Quote the listing below in full and exactly as written, but omit every picture.

▸ **Raw data**:
========

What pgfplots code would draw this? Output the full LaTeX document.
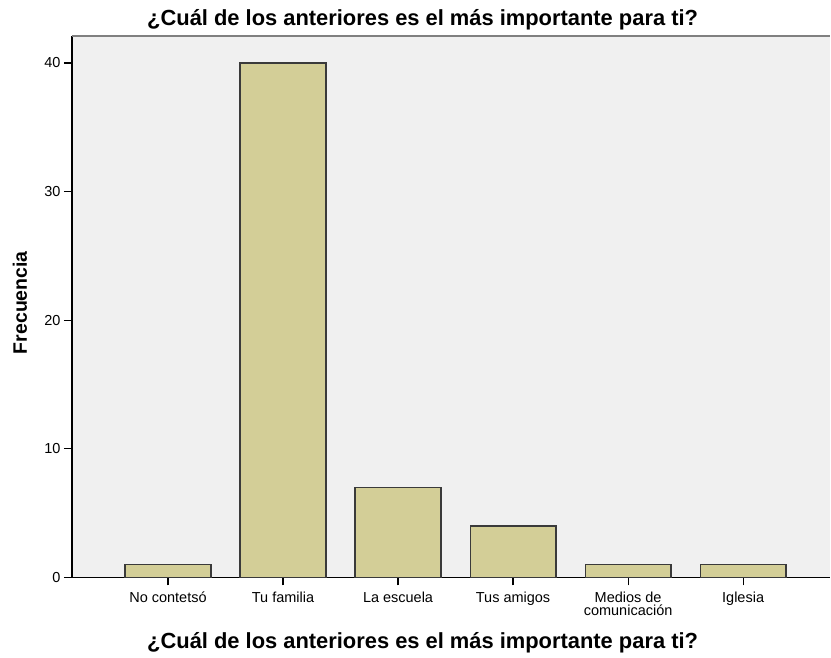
\documentclass[border=0pt]{standalone}
\usepackage{fontspec}
\setmainfont{Liberation Sans}
\usepackage{pgfplots}
\pgfplotsset{compat=1.18}
\definecolor{barfill}{HTML}{D3CE97}
\definecolor{bgc}{HTML}{F0F0F0}
\definecolor{edge}{HTML}{3A3A3A}
\begin{document}
\begin{tikzpicture}
\begin{axis}[
  at={(0,0)}, anchor=south west,
  scale only axis, width=759pt, height=542pt,
  xmin=-0.835, xmax=5.757, ymin=0, ymax=42.1,
  axis x line*=bottom, axis y line*=left,
  axis line style={black, line width=1.2pt, -},
  axis background/.style={fill=bgc},
  ybar, bar width=86pt,
  xtick=data,
  xticklabels={No contetsó, Tu familia, La escuela, Tus amigos, {Medios de\\comunicación}, Iglesia},
  xticklabel style={align=center, font=\fontsize{14.5}{13}\selectfont, yshift=-3pt},
  ytick={0,10,20,30,40},
  yticklabel style={font=\fontsize{14.5}{16}\selectfont},
  /pgf/number format/assume math mode=true,
  tick style={black, line width=1.2pt},
  tick align=outside, major tick length=8pt,
  clip=false,
]
\addplot[fill=barfill, draw=edge, line width=1.2pt] coordinates {(0,1) (1,40) (2,7) (3,4) (4,1) (5,1)};
\draw[gray, line width=1.6pt] (rel axis cs:0,1) -- (rel axis cs:1,1);
\node[font=\fontsize{19.5}{21}\selectfont\bfseries, rotate=90] at ([xshift=-52pt, yshift=4pt]rel axis cs:0,0.5) {Frecuencia};
\node[font=\fontsize{21.9}{24}\selectfont\bfseries] at ([yshift=16pt]rel axis cs:0.4625,1) {¿Cuál de los anteriores es el más importante para ti?};
\node[font=\fontsize{21.9}{24}\selectfont\bfseries] at ([yshift=-65pt]rel axis cs:0.4625,0) {¿Cuál de los anteriores es el más importante para ti?};
\end{axis}
\path[use as bounding box] (-72pt,-80pt) rectangle (759pt,578pt);
\end{tikzpicture}
\end{document}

========

▸ **Exercise result**:
What pgfplots code would draw this? Output the full LaTeX document.
\documentclass[border=0pt]{standalone}
\usepackage{fontspec}
\setmainfont{Liberation Sans}
\usepackage{pgfplots}
\pgfplotsset{compat=1.18}
\definecolor{barfill}{HTML}{D3CE97}
\definecolor{bgc}{HTML}{F0F0F0}
\definecolor{edge}{HTML}{3A3A3A}
\begin{document}
\begin{tikzpicture}
\begin{axis}[
  at={(0,0)}, anchor=south west,
  scale only axis, width=759pt, height=542pt,
  xmin=-0.835, xmax=5.757, ymin=0, ymax=42.1,
  axis x line*=bottom, axis y line*=left,
  axis line style={black, line width=1.2pt, -},
  axis background/.style={fill=bgc},
  ybar, bar width=86pt,
  xtick=data,
  xticklabels={No contetsó, Tu familia, La escuela, Tus amigos, {Medios de\\comunicación}, Iglesia},
  xticklabel style={align=center, font=\fontsize{14.5}{13}\selectfont, yshift=-3pt},
  ytick={0,10,20,30,40},
  yticklabel style={font=\fontsize{14.5}{16}\selectfont},
  /pgf/number format/assume math mode=true,
  tick style={black, line width=1.2pt},
  tick align=outside, major tick length=8pt,
  clip=false,
]
\addplot[fill=barfill, draw=edge, line width=1.2pt] coordinates {(0,1) (1,40) (2,7) (3,4) (4,1) (5,1)};
\draw[gray, line width=1.6pt] (rel axis cs:0,1) -- (rel axis cs:1,1);
\node[font=\fontsize{19.5}{21}\selectfont\bfseries, rotate=90] at ([xshift=-52pt, yshift=4pt]rel axis cs:0,0.5) {Frecuencia};
\node[font=\fontsize{21.9}{24}\selectfont\bfseries] at ([yshift=16pt]rel axis cs:0.4625,1) {¿Cuál de los anteriores es el más importante para ti?};
\node[font=\fontsize{21.9}{24}\selectfont\bfseries] at ([yshift=-65pt]rel axis cs:0.4625,0) {¿Cuál de los anteriores es el más importante para ti?};
\end{axis}
\path[use as bounding box] (-72pt,-80pt) rectangle (759pt,578pt);
\end{tikzpicture}
\end{document}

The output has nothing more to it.